Lecture 7: Functional-style programming in R#

Note from Firas

Our series of R lectures will be presented by Dr. Tiffany Timbers, the other option co-director of the Vancouver MDS program.

First, some things leftover from last week…#

Reading in functions from an R script#

Usually the step before packaging your code, is having some functions in another script that you want to read into your analysis.
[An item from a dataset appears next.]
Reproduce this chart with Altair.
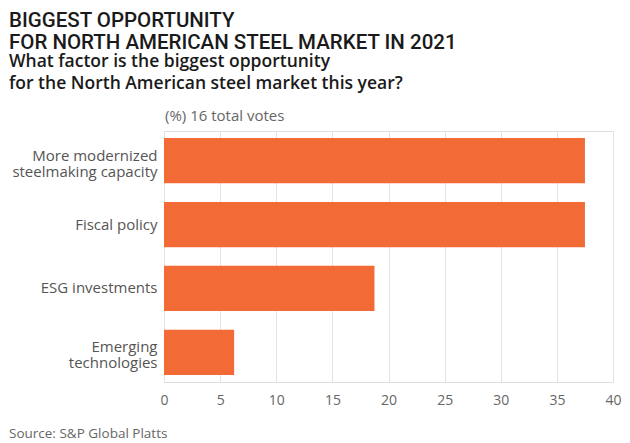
import altair as alt
import pandas as pd

categories = ["More modernized\nsteelmaking capacity", "Fiscal policy", "ESG investments", "Emerging\ntechnologies"]
values = [37.5, 37.5, 18.75, 6.25]
x_ticks = [0, 5, 10, 15, 20, 25, 30, 35, 40]

title_lines = ["BIGGEST OPPORTUNITY", "FOR NORTH AMERICAN STEEL MARKET IN 2021"]
subtitle_lines = ["What factor is the biggest opportunity", "for the North American steel market this year?"]
unit_note = "(%) 16 total votes"
source_note = "Source: S&P Global Platts"

df = pd.DataFrame({"factor": categories, "value": values})

W, H = 449, 251
TFONT = "Roboto"
FONT = "Open Sans"
LX = -155

bars = alt.Chart(df).mark_bar(color="#F26A36").encode(
    x=alt.X("value:Q", scale=alt.Scale(domain=[0, 40], nice=False),
            axis=alt.Axis(values=x_ticks, title=None, grid=True, gridColor="#e3e3e3",
                          domain=False, ticks=False, labelFontSize=14, labelColor="#666666",
                          labelFont=FONT, labelPadding=11, labelFlush=False)),
    y=alt.Y("factor:N", sort=categories,
            scale=alt.Scale(paddingInner=0.29, paddingOuter=0.11),
            axis=alt.Axis(title=None, domain=False, ticks=False, labelFontSize=15,
                          labelColor="#555555", labelFont=FONT, labelPadding=7,
                          labelLineHeight=16, labelExpr="split(datum.label, '\\n')",
                          labelOffset={"condition": {"test": "indexof(datum.label, '\\n') >= 0", "value": -5}, "value": 0},
                          labelLimit=300)),
)

def txt(text, x, y, size, color, weight="normal", lh=21, font=FONT):
    return alt.Chart(df.head(1)).mark_text(
        text=text, align="left", baseline="alphabetic", fontSize=size, font=font,
        fontWeight=weight, color=color, lineHeight=lh
    ).encode(x=alt.value(x), y=alt.value(y))

layers = alt.layer(
    bars,
    txt(title_lines, LX, -104, 20.5, "#1a1a1a", 500, 21.5, TFONT),
    txt(subtitle_lines, LX, -64, 17.5, "#1a1a1a", 600, 21.5),
    txt(unit_note, 1, -10, 15, "#666666"),
    txt(source_note, LX, 307, 13.5, "#666666"),
).properties(
    width=W, height=H,
    autosize=alt.AutoSizeParams(type="none"),
    padding={"left": 156, "top": 123, "right": 9, "bottom": 61},
).configure_view(stroke=None).configure(background="white")

layers.save("out.html", embed_options={"renderer": "svg", "actions": False})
We use the source function to do this:

source("src/kelvin_to_celsius.R")

Warning message in file(filename, "r", encoding = encoding):
“cannot open file 'src/kelvin_to_celsius.R': No such file or directory”

Error in file(filename, "r", encoding = encoding): cannot open the connection
Traceback:

1. source("src/kelvin_to_celsius.R")
2. file(filename, "r", encoding = encoding)

Once you do this, you have access to all functions contained within that script:

kelvin_to_celsius(273.15)

Note - this is how the test_* functions are brought into your Jupyter notebooks for the autograding part of your lab3 homework.

Introduction to R packages#

source("script_with_functions.R") is useful, but when you start using these functions in different projects you need to keep copying the script, or having overly specific paths…

The next step is packaging your R code so that it can be installed and then used across multiple projects on your (and others) machines without directly pointing to where the code is stored, but instead accessed using the library function.

You will learn how to do this in Collaborative Software Development (term 2), but for now, let’s tour a simple R package to get a better understanding of what they are: https://github.com/ttimbers/convertemp

Install the convertemp R package:#

In RStudio, type: devtools::install_github("ttimbers/convertemp")

library(convertemp)

?celsius_to_kelvin

celsius_to_kelvin(0)

Packages and environments#

Each package attached by library() becomes one of the parents of the global environment
The immediate parent of the global environment is the last package you attached, the parent of that package is the second to last package you attached, …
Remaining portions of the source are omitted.